Statement by Assistant to the President for Press Relations Fitzwater on the Department of Defense Report on the Strategic Defense Initiative

May 20, 1987

In response to a requirement placed on the Department of Defense in the 1987 Defense Authorization Act, the Secretary of Defense has sent to the Congress today a report which describes the effect on our Strategic Defense Initiative (SDI) program if the President were to restructure the program consistent with the broad interpretation of the ABM treaty. When he determined in October 1985 that a broad interpretation of the treaty is fully justified, the President decided then as a matter of policy that it was not necessary to restructure the SDI program as long as it was adequately supported. The classified report submitted to the Congress today describes activities which the United States could conduct under a restructured SDI program aligned to the broader interpretation of the treaty. It also lays out the Department of Defense's estimates of some of the costs involved in continued adherence to the current U.S. policy of not restructuring the SDI program.

This report parallels material already provided to the President, at his request, by the Secretary of Defense. In order to provide a basis for a decision on whether to restructure the SDI program to exercise our rights under the broad interpretation of the treaty, the President requested an analysis of this issue as well as three legal studies of the ABM treaty prepared by the Legal Adviser of the Department of State. Two of the requested legal studies have been completed, and the third should be finished at the beginning of June. The two legal studies which have been completed have already been submitted to the Congress. The report which the Department of Defense submitted today is an element of our continuing consultations with Congress and demonstrates our commitment to providing Congress with as much information as possible on these issues.

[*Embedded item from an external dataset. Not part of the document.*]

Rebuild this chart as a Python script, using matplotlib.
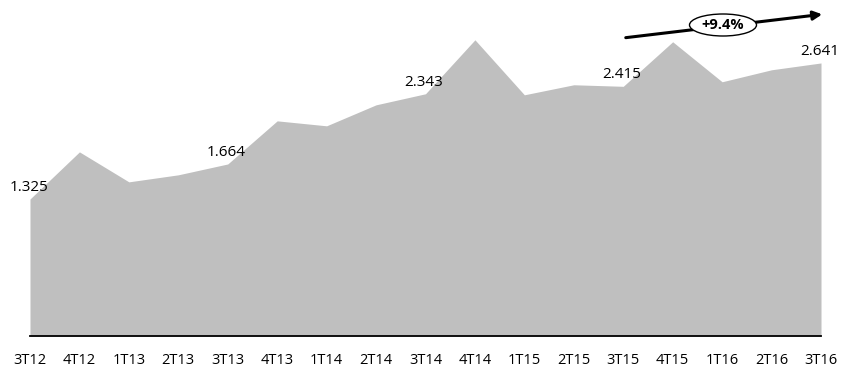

The Strategic Defense Initiative is vital to the future security of the United States and our allies. Before the President makes a final decision about whether to restructure the program to exercise our rights under the broad interpretation of the ABM treaty, he would like the full benefit of consultations with the Congress and our allies. It is essential that the Congress, for its part, avoid taking preemptive steps which would undermine SDI. It is critically important that the executive and legislative branches of our government reach a consensus on a strong SDI program.